Aquella vez que desapareciste en silencio, dejándome una nota que decía algo del espacio exterior, hizo que me arrinconara en aquel sofá. Quedé sepultado por el polvo del amanecer, con la única compañía de la araña que tejía el tapete de mi tristeza.
Desperté de mi letargo invernal cuando, con tono desconocido, quebró el silencio mi móvil para decirme que venías de camino. Pidiendo disculpas a mi arácnido amigo, abrillantando cada hebra de seda, convertí el suelo en espejo y zurcí las cortinas de falsa indiferencia.
Quise preparar algo rico para merendarnos el destino, pero al asomarme a la nevera solo pude ver un brick medio vacío de leche entera. De tan fermentada que estaba, no solo hervía con furia descontrolada: había criado un bífidus cabreado que ahora me atacaba con desagrado.

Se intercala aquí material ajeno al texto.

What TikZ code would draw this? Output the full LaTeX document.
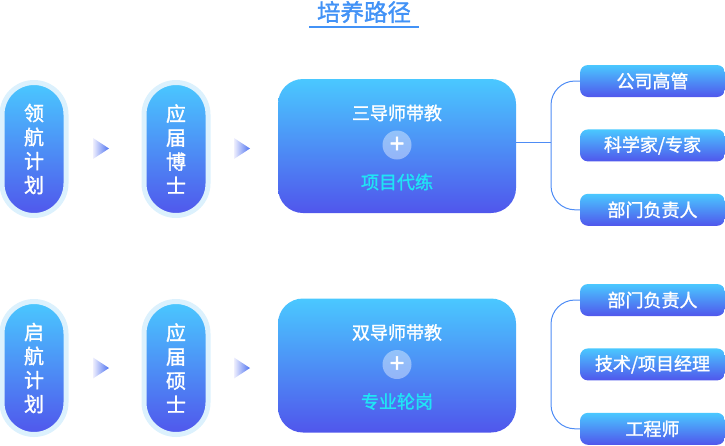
\documentclass[tikz,border=0pt]{standalone}
\usepackage{fontspec}
\setmainfont{Noto Sans CJK SC}[FakeBold=1.4]
\usetikzlibrary{positioning,calc}

\definecolor{gtop}{RGB}{74,200,255}
\definecolor{gbot}{RGB}{80,86,236}
\definecolor{glow}{RGB}{220,241,253}
\definecolor{linkblue}{RGB}{78,140,245}
\definecolor{subcyan}{RGB}{32,228,245}
\definecolor{titleblue}{RGB}{66,146,246}

\begin{document}
\begin{tikzpicture}[
      x=1pt, y=-1pt,
      pill/.style={top color=gtop, bottom color=gbot, draw=glow, line width=5pt, rounded corners=32pt,
        minimum width=64pt, minimum height=133pt, inner sep=0pt, align=center, text=white,
        font=\fontsize{20}{24}\selectfont},
      bigbox/.style={top color=gtop, bottom color=gbot, rounded corners=25pt, minimum width=238pt, minimum height=134pt},
      leaf/.style={top color=gtop, bottom color=gbot, rounded corners=8pt, minimum width=145pt, minimum height=32pt,
        inner sep=0pt, text=white, font=\fontsize{18}{18}\selectfont},
      main/.style={text=white, font=\fontsize{18}{18}\selectfont},
      sub/.style={text=subcyan, font=\fontsize{18}{18}\selectfont},
      plusdot/.style={circle, fill=white, fill opacity=0.4, text opacity=1, text=white, minimum size=29pt,
        inner sep=0pt, font=\fontsize{26}{26}\selectfont},
      tri/.style={left color=gbot!10!white, right color=gbot!75!gtop},
      link/.style={draw=linkblue, line width=1pt},
    ]
    \useasboundingbox (0,0) rectangle (725,445);

    \node[font=\fontsize{23.5}{23.5}\selectfont, text=titleblue] (title) at (364,12) {培养路径};
    \draw[draw=titleblue, line width=1.5pt] ($(title.center)+(-55,15)$) -- ($(title.center)+(55,15)$);

    % first track
    \node[pill] (lh) at (34,149) {领\\航\\计\\划};
    \node[pill] (yb) at (176,149) {应\\届\\博\\士};
    \coordinate (ar1) at (101,148.5);
    \coordinate (ar2) at (242,148.5);
    \shade[tri] ($(ar1)+(-8,-10.5)$) -- ($(ar1)+(8,0)$) -- ($(ar1)+(-8,10.5)$) -- cycle;
    \shade[tri] ($(ar2)+(-8,-10.5)$) -- ($(ar2)+(8,0)$) -- ($(ar2)+(-8,10.5)$) -- cycle;

    \node[bigbox] (sd) at (397,146) {};
    \node[main] (sdt) at ($(sd.center)+(0,-33)$) {三导师带教};
    \node[plusdot] (sdp) at ($(sd.center)+(0,-1)$) {+};
    \node[sub] (sdx) at ($(sd.center)+(0,36)$) {项目代练};

    \node[leaf] (gs) at (652.5,81) {公司高管};
    \node[leaf, below=32pt of gs] (kx) {科学家/专家};
    \node[leaf, below=32pt of kx] (fz) {部门负责人};

    \coordinate (j1) at (551,142);
    \draw[link] (sd.east |- j1) -- (j1);
    \draw[link, rounded corners=24pt] (gs.west) -| (j1) |- (fz.west);

    % second track
    \node[pill] (qh) at (34,368) {启\\航\\计\\划};
    \node[pill] (ys) at (176,368) {应\\届\\硕\\士};
    \coordinate (ar3) at (101,368);
    \coordinate (ar4) at (242,368);
    \shade[tri] ($(ar3)+(-8,-10.5)$) -- ($(ar3)+(8,0)$) -- ($(ar3)+(-8,10.5)$) -- cycle;
    \shade[tri] ($(ar4)+(-8,-10.5)$) -- ($(ar4)+(8,0)$) -- ($(ar4)+(-8,10.5)$) -- cycle;

    \node[bigbox] (ss) at (397,365.5) {};
    \node[main] (sst) at ($(ss.center)+(0,-33)$) {双导师带教};
    \node[plusdot] (ssp) at ($(ss.center)+(0,-1)$) {+};
    \node[sub] (ssx) at ($(ss.center)+(0,36)$) {专业轮岗};

    \node[leaf] (bm) at (652.5,300) {部门负责人};
    \node[leaf, below=32pt of bm] (js) {技术/项目经理};
    \node[leaf, below=32pt of js] (gc) {工程师};

    \coordinate (j2) at (551,361);
    \draw[link, rounded corners=24pt] (bm.west) -| (j2) |- (gc.west);
  \end{tikzpicture}
\end{document}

Dejé a la bacteria atrincherada en la huevera y, sin un mal bocado que darte, fui a recibirte a la puerta. Total, para nada: viniste a recoger la maleta. Me contaste de aventuras por vivir, de mares por salar tu piel y de amaneceres a perseguir. Saliste sin reparar en la mugre de mi soledad latente, de corazón zurcido en la vera del resquicio de la puerta, dispuesto a avanzar sin tu mirada.
De pura rabia, cogí a mi araña con su tela a media asta, a mi probiótico glotón de fermentos lácteos y a la mota de polvo que quedó en la cornisa de mi alma. Corrí rumbo a la playa, donde me contaron sobre el inicio del despertar de la senda, no por encontrarte en el camino, sino por descubrir que el mar no puede conmigo.
La marea me llevó olvidado, el hambre me devoró las entrañas, pero al fin llegué hasta la costa de una tierra extraña, donde las sombras calman y el resplandor busca abrazos de labios salados, sedientos de ayuno perpetuo. Lugar de caricias sin más a cambio que un guiño, una palabra con rima fácil y una mención al oído de lo tanto que te necesito hoy, y mañana pasearás por la orilla de otra alma perdida.
Volví a casa tras mis hazañas en otras tierras, bronceado por la luna llena que, aullando feroz, logré seducir, con la maleta llena de efímeros granos de arena negra, de volcanes encendidos iluminando mis sentidos, con lava de tres días y cuarto menguante. Llevaba la mente alta y la vista serena, para volver al mar cuando quiera, en busca de sal ardiente, sol oculto y suspiros de sed de partida inmediata.
De ti supe poco o nada: que tu aventura fue corta, que tu viaje te llevó al deportivo flamante del dueño del bar de la esquina, y que no volviste a salir de allí. Fuiste presa de la mala prensa, y la resaca del mar te dejó varada sobre el coral de la buena vida.